BOB - The car got a couple of other changes in '95 too, Matt. The coil springs in the back were done away with and the five-link independent rear suspension is now carried by a single carbon-fiber composite transverse leaf-spring very similar to the system used on some Corvettes. It must be a superior system because Volvo isn't know for making changes just to appeal to upscale baby-boomers. The mileage isn't great, however, and the EPA gives its highway averages at 26 MPG and only 18 around town. If fuel mileage is the major criteria for buying a car, shoppers had better look to the little econoboxes of which there plenty on the market.

MATT - The traditional squareness of this S90 might have something to do with that mileage, Dad. While most modern high-MPG cars have a drag coefficient of around 0.28, the S90 is up around 0.38. I guess you can't have that comfortable upright seating position without sacrificing something. From a safety standpoint, my family really liked the S90. It came with three-point safety belts on all five seat locations and those three-point belts trace their heritage back almost 40 year. Volvo had them in its PV544 sedan clear back in '58. There are air bags in both front doors as well as up front and all of the passenger seats can be optionally equipped with factory-provided infant seats.

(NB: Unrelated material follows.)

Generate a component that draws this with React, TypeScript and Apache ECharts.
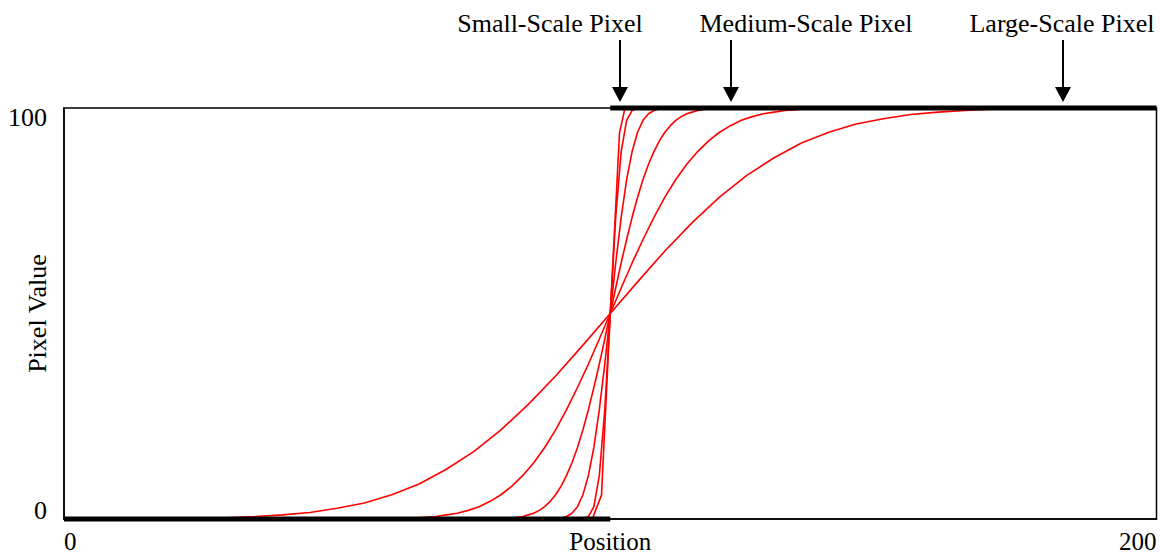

BOB - That would make for a pretty good sized family, Matt, but it still wouldn't have been enough for us when you kids were growing up. The only drawback I can see in the S90 is that the head rests are built into all five seats and aren't adjustable. It takes a little practice to look around them through the rear-view mirror. An interesting and very Swedish safety innovation is the fact that there are built-in fog lamps in the back as well as in the front. I'm not crazy about the leather upholstery our car came with and I got flashed several time by other drivers who are as unaccustomed to day-time running lights as I am.

MATT - Now that all of us kids are grown and out of the house, I'm surprised that you and Mom don't get rid of your van and get something more scaled down and fancy like this Volvo S90 or even one of those sporty C70 Volvo two-door coupes.

BOB - Are you kidding? With all the grandchildren you kids are producing, we may have to turn in the van on a full-sized school bus.